If you're looking to pull out all the stops this year, check out the two ridiculously luxe packages offered by El Monte Sagrado resort in Taos. The first will set you back $2,935 and includes a five night stay in a suite, admission to the New Year's Eve masquerade ball, New Year's Day recovery breakfast and a choice of three spa treatments per person.
Then again you could celebrate the New Year with a romantic three-night getaway at the El Dorado Hotel in Santa Fe. The package includes a bottle of chilled champagne, a candle-lit dinner at the Old House Restaurant, breakfast in bed each morning, your choice of a massage or any other spa treatment once during your stay, and monogrammed plush terrycloth robes as a souvenir of your stay. The hotel also provides live music every night for your listening and dancing pleasure. At $1017, it aint exactly cheap—but if you can afford to, go ahead and splurge. You've got a whole year to work on your money management skills.

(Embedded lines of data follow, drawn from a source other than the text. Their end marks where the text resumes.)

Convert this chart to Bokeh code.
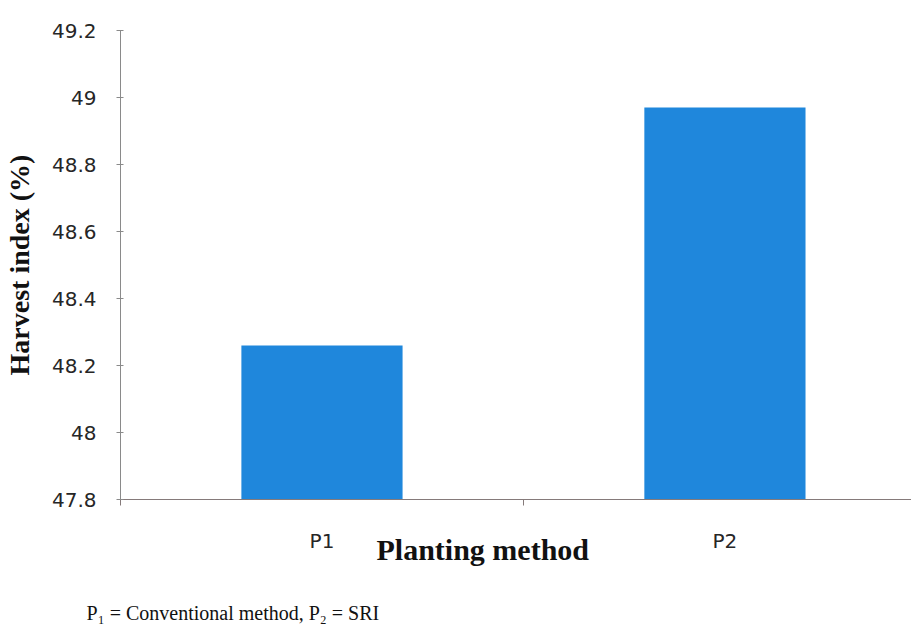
from bokeh.plotting import figure
from bokeh.models import Range1d, FixedTicker, Title, LinearAxis
from bokeh.embed import file_html
from bokeh.resources import INLINE

categories = ["P1", "P2"]
harvest_index = [48.26, 48.97]
y_ticks = [47.8, 48.0, 48.2, 48.4, 48.6, 48.8, 49.0, 49.2]
y_tick_labels = ["47.8", "48", "48.2", "48.4", "48.6", "48.8", "49", "49.2"]
y_min, y_max = 47.8, 49.2
footnote = "P\u2081 = Conventional method, P\u2082 = SRI"
x_title = "Planting method"
y_title = "Harvest index (%)"

x_pos = [i + 0.5 for i in range(len(categories))]

p = figure(width=911, height=626, x_range=Range1d(0, 1.963), y_range=Range1d(y_min, y_max),
           output_backend="svg", toolbar_location=None,
           min_border_left=116, min_border_right=0, min_border_top=30, min_border_bottom=126)
p.background_fill_color = "white"
p.border_fill_color = "white"
p.outline_line_color = None
p.grid.grid_line_color = None

p.vbar(x=x_pos, top=harvest_index, bottom=y_min, width=0.4,
       fill_color="#1f87dc", line_color=None)

# y axis
ya = p.yaxis[0]
ya.ticker = FixedTicker(ticks=y_ticks, minor_ticks=[])
ya.major_label_overrides = {t: l for t, l in zip(y_ticks, y_tick_labels)}
ya.axis_line_color = "#8a8a8a"
ya.major_tick_line_color = "#8a8a8a"
ya.major_tick_in = 3
ya.major_tick_out = 4
ya.minor_tick_line_color = None
ya.major_label_standoff = 20
ya.major_label_text_font = "DejaVu Sans"
ya.major_label_text_font_size = "20px"
ya.major_label_text_color = "#262626"
ya.axis_label = y_title
ya.axis_label_text_font = "Liberation Serif"
ya.axis_label_text_font_style = "bold"
ya.axis_label_text_font_size = "28px"
ya.axis_label_text_color = "#111111"
ya.axis_label_standoff = 14

# x axis
xa = p.xaxis[0]
xa.ticker = FixedTicker(ticks=x_pos, minor_ticks=[0, 1, 2])
xa.major_label_overrides = {x: c for x, c in zip(x_pos, categories)}
xa.axis_line_color = "#857a7a"
xa.major_tick_line_color = None
xa.major_tick_out = 0
xa.major_tick_in = 0
xa.minor_tick_line_color = "#857a7a"
xa.minor_tick_out = 6
xa.minor_tick_in = 0
xa.major_label_standoff = 23
xa.major_label_text_font = "DejaVu Sans"
xa.major_label_text_font_size = "20px"
xa.major_label_text_color = "#262626"

p.add_layout(Title(text=x_title, align="left", offset=256, standoff=-45, vertical_align="top",
                   text_font="Liberation Serif", text_font_size="30px", text_color="#111111",
                   text_font_style="bold"), "below")

# footnote drawn as the only label of a bare extra axis
note_x = 0.279
fa = LinearAxis(ticker=FixedTicker(ticks=[note_x], minor_ticks=[]),
                major_label_overrides={note_x: footnote},
                axis_line_color=None, major_tick_line_color=None, minor_tick_line_color=None,
                major_tick_in=0, major_tick_out=0, major_label_standoff=46,
                major_label_text_font="Liberation Serif", major_label_text_font_size="20px",
                major_label_text_color="#111111")
p.add_layout(fa, "below")

open("out.html", "w").write(file_html(p, INLINE))
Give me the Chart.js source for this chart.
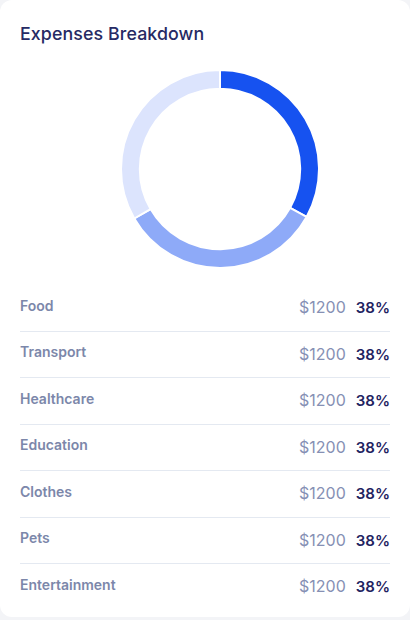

Since the recent closing of Club Rhythm and Blues, one of Albuquerque's most cherished spoken-word traditions, "Poetry and Beer," has been homeless. But, thanks to the folks at Puccini's Golden West Saloon, all you iambic pentameter junkies can rest easy. The monthly events born at the Dingo Bar nearly a decade ago will now take place at the Golden West. The new season kicked off on Dec. 6 and will return in January under the direction of Danny Solis, Don McIver and Angela Williams. For more information on "Poetry and Beer" or how to get involved with Albuquerque's poetry scene, visit www.abqpoetryslam.com. ... Unfortunately, I didn't have space last week to announce the first in a three-part holiday concert series, but fortunately two parts remain. Organized by Randall Cawlfield, the series entitled "Christmas in the City" features performances by local musicians and groups. Part two of the series, "Bluegrass Night," will take place on Saturday, Dec. 13 at the Lobo Theater at 8 p.m., and will feature performances by Raising Cain, Hobos in Limbo and The Cawlfield Family. Admission is free. ... Don't forget the Second Annual Winter Ball on Monday, Dec. 15 at OPM. Formal attire is encouraged, and the cost of admission is the toy you bring for donation to YDI. The Eyeliners, Black Maria, Dirty Novels and Obenjyosan will provide live music, Tucanos will provide food for the first 100 people through the door. ... This year's Launchpad Employee F*#kjam will take place Tuesday, Dec. 23. On the bill thus far are SssnakessslackssS (reunion show), DJ BJ, Beef Ramp, Goofoffhuffers, These Arms Are Snacks, Bukaki Goggles, Gregg Pain, Metalhead and Sign Renovation. If you've never attended this spirited holiday event, I encourage you to do so this year. If you've attended in the past, I encourage you to do so this year. You will not be disappointed. Maybe.